>> begin Input rows

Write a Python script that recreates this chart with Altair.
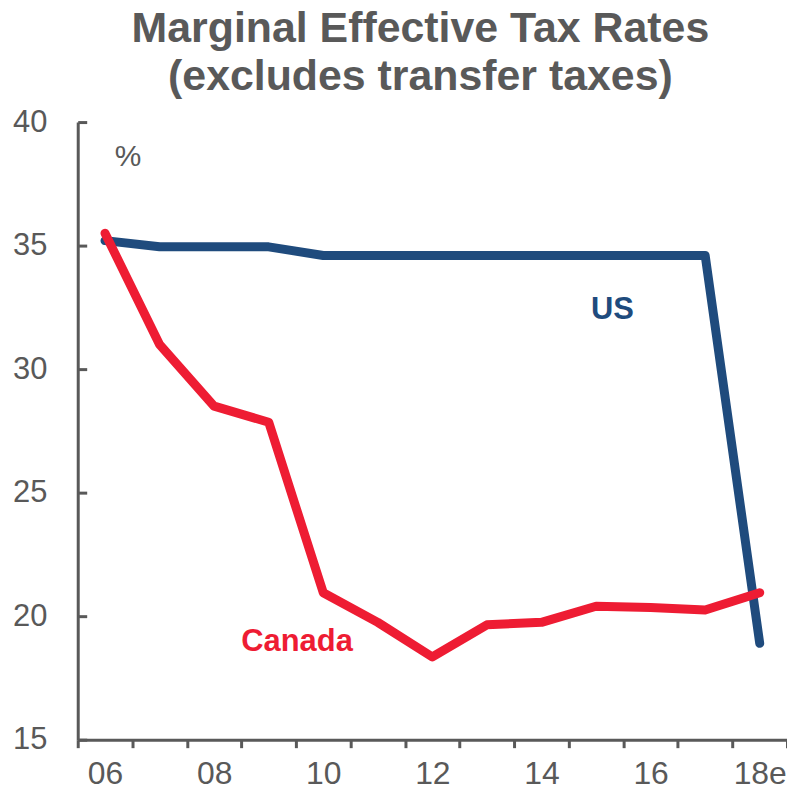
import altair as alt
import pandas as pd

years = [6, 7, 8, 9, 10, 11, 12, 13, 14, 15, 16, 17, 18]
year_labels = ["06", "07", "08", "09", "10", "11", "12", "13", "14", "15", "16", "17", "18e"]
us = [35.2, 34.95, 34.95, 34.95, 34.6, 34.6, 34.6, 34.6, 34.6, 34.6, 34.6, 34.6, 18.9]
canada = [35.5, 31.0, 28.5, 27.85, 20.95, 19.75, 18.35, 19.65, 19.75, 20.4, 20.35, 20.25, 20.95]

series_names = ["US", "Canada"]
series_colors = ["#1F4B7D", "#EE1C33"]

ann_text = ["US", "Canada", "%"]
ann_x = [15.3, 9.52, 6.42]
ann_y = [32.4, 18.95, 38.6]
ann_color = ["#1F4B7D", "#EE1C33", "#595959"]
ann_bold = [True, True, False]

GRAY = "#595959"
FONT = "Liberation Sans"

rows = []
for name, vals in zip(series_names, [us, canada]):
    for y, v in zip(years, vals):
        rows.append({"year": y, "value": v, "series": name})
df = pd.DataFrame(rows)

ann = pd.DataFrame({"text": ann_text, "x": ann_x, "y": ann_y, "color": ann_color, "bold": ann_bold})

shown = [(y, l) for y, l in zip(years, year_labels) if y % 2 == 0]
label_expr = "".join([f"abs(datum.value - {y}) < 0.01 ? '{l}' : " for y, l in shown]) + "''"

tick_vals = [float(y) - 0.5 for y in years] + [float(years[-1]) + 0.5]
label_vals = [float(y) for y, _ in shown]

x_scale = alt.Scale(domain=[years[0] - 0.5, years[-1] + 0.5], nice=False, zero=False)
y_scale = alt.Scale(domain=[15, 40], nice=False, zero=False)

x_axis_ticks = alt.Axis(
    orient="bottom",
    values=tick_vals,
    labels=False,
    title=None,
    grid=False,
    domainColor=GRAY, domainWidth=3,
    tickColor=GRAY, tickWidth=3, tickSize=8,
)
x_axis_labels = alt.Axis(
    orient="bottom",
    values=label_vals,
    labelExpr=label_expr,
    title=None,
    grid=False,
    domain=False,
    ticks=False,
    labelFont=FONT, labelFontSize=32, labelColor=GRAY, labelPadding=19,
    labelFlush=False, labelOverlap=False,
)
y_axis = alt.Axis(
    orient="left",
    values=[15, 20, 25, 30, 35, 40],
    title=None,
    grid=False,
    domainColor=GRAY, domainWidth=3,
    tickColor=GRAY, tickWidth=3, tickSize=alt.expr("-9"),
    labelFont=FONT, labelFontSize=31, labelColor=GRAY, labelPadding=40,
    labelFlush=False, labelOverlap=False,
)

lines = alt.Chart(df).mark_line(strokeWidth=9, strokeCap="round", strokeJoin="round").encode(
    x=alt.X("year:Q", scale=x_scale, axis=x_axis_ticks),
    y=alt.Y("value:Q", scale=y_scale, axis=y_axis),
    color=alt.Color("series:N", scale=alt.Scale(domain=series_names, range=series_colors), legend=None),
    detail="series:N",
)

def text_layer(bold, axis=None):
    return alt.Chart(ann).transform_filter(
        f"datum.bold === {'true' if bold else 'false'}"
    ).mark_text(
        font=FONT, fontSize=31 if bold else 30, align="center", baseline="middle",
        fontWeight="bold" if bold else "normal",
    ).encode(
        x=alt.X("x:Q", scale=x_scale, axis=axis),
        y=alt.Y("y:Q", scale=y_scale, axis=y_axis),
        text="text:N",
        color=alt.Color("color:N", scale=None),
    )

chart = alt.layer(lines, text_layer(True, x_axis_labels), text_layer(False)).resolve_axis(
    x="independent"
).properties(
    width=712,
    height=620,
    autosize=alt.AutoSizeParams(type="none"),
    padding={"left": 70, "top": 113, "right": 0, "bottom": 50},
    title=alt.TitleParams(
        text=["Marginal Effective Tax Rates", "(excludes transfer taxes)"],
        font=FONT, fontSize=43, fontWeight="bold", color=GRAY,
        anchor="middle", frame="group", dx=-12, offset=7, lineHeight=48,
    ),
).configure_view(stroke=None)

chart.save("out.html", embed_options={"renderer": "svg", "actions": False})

>> end Input rows
>> begin Input rows

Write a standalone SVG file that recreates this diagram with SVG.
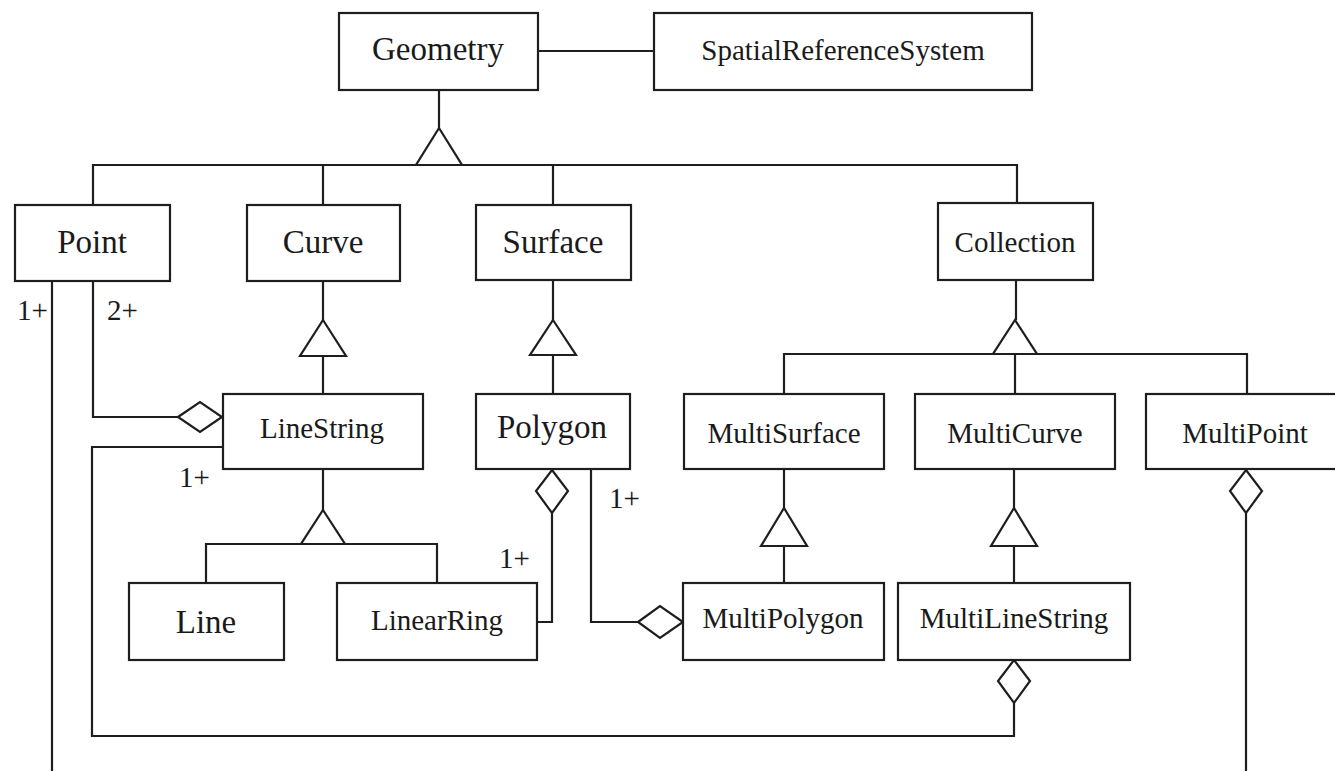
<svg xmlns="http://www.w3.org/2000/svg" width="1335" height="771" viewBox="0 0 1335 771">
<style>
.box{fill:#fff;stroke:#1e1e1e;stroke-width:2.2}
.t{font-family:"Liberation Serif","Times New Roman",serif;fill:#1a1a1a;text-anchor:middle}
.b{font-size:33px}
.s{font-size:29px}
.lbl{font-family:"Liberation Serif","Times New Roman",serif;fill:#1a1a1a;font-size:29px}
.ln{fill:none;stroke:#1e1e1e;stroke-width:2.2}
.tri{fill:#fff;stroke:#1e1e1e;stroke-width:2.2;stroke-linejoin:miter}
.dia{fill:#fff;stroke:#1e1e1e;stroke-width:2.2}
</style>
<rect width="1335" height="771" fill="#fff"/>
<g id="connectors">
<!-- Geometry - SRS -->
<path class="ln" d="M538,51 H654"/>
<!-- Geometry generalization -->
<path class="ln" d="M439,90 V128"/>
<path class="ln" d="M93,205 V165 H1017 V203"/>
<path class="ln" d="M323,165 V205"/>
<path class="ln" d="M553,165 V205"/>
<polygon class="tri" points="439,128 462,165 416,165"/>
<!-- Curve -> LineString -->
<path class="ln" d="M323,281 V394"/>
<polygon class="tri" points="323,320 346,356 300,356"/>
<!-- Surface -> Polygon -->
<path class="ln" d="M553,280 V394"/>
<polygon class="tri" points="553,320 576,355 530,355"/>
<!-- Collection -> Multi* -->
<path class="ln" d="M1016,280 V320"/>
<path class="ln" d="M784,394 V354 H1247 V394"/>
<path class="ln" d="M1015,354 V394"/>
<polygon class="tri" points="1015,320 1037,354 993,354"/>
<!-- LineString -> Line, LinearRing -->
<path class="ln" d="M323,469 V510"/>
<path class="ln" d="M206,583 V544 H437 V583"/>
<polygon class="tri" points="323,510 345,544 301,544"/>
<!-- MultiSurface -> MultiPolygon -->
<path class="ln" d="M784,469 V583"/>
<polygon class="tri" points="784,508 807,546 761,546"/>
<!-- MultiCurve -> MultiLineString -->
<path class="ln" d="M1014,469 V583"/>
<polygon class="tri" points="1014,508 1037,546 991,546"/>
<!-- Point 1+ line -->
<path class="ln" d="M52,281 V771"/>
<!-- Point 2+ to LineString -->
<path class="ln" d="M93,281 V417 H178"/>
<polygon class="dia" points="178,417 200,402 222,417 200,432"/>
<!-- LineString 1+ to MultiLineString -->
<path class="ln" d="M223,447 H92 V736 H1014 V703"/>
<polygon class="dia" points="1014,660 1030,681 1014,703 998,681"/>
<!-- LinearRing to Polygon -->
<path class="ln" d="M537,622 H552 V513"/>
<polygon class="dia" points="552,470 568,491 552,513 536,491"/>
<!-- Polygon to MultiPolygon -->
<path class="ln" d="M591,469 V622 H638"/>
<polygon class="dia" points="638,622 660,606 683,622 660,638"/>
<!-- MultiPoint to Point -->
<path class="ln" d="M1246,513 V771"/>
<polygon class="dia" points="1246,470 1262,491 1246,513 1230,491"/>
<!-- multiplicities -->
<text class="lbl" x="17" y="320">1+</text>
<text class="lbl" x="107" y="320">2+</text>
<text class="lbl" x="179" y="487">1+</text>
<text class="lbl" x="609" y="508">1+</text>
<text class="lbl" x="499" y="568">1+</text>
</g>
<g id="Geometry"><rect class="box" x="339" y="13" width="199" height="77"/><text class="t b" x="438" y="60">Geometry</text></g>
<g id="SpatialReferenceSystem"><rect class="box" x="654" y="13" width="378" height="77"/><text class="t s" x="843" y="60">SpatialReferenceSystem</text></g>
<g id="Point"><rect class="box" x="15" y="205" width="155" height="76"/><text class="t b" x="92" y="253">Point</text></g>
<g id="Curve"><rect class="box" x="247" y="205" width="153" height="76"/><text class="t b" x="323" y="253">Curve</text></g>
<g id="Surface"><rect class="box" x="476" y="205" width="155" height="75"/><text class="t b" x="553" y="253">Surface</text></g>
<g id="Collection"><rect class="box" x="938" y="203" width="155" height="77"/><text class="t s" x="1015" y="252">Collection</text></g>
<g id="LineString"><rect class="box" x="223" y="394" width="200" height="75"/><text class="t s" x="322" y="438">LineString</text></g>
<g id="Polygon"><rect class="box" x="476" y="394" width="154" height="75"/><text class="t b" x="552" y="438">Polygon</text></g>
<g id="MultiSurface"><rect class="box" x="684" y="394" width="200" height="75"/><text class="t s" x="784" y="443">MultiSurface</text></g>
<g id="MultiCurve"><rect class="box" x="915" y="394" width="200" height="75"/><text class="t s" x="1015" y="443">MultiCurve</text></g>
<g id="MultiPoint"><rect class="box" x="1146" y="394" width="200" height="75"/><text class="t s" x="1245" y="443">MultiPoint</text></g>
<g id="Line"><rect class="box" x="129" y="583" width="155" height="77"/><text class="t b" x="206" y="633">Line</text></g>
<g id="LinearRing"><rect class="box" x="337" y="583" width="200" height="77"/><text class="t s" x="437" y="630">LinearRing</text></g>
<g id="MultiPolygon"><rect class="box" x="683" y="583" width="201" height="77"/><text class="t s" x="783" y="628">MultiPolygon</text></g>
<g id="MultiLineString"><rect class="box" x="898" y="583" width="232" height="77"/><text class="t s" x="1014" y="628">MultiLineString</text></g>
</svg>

>> end Input rows
>> begin Input rows

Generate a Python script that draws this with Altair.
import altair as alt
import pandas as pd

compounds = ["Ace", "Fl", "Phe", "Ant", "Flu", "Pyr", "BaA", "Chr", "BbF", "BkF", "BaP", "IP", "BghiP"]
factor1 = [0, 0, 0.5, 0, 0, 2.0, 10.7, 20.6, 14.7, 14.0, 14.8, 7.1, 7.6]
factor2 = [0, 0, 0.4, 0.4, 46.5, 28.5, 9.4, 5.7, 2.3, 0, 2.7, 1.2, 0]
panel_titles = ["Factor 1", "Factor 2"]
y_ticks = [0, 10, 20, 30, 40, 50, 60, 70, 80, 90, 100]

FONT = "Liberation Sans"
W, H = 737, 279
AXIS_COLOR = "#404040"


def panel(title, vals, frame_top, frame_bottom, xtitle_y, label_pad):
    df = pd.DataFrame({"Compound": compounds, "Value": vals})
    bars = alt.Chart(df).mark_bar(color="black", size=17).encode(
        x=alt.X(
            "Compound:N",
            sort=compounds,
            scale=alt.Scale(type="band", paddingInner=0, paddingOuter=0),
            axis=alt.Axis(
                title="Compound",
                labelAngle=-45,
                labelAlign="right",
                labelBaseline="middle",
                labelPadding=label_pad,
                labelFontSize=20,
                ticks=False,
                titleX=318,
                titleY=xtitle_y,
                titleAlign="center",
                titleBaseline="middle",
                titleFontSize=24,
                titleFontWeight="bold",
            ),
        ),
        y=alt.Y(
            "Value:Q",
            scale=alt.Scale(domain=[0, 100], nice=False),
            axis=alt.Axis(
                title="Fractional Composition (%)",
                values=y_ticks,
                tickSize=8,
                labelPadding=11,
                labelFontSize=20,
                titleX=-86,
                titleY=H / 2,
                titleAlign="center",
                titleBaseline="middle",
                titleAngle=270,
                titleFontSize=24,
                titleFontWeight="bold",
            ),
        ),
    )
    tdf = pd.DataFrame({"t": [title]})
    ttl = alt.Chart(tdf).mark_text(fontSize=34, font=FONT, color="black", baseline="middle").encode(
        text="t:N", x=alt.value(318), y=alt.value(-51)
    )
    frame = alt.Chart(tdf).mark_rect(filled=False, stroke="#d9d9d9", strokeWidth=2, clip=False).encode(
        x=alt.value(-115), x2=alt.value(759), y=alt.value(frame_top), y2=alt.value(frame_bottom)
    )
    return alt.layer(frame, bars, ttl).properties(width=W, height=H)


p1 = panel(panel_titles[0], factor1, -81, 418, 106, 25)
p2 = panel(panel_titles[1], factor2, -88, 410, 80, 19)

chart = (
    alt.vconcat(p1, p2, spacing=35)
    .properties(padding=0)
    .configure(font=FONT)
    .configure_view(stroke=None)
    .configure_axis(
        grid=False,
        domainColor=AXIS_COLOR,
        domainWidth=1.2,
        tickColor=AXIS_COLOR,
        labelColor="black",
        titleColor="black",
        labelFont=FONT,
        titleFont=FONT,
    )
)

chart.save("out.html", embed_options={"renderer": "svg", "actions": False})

>> end Input rows

§ **Task prompt**
Give the lines above again exactly, from the one containing "Write a Python" to the one containing "20.35, 20.25, 20.95]", both included, but leave out the pictures.

§ **Answer to the problem**
Write a Python script that recreates this chart with Altair.
import altair as alt
import pandas as pd

years = [6, 7, 8, 9, 10, 11, 12, 13, 14, 15, 16, 17, 18]
year_labels = ["06", "07", "08", "09", "10", "11", "12", "13", "14", "15", "16", "17", "18e"]
us = [35.2, 34.95, 34.95, 34.95, 34.6, 34.6, 34.6, 34.6, 34.6, 34.6, 34.6, 34.6, 18.9]
canada = [35.5, 31.0, 28.5, 27.85, 20.95, 19.75, 18.35, 19.65, 19.75, 20.4, 20.35, 20.25, 20.95]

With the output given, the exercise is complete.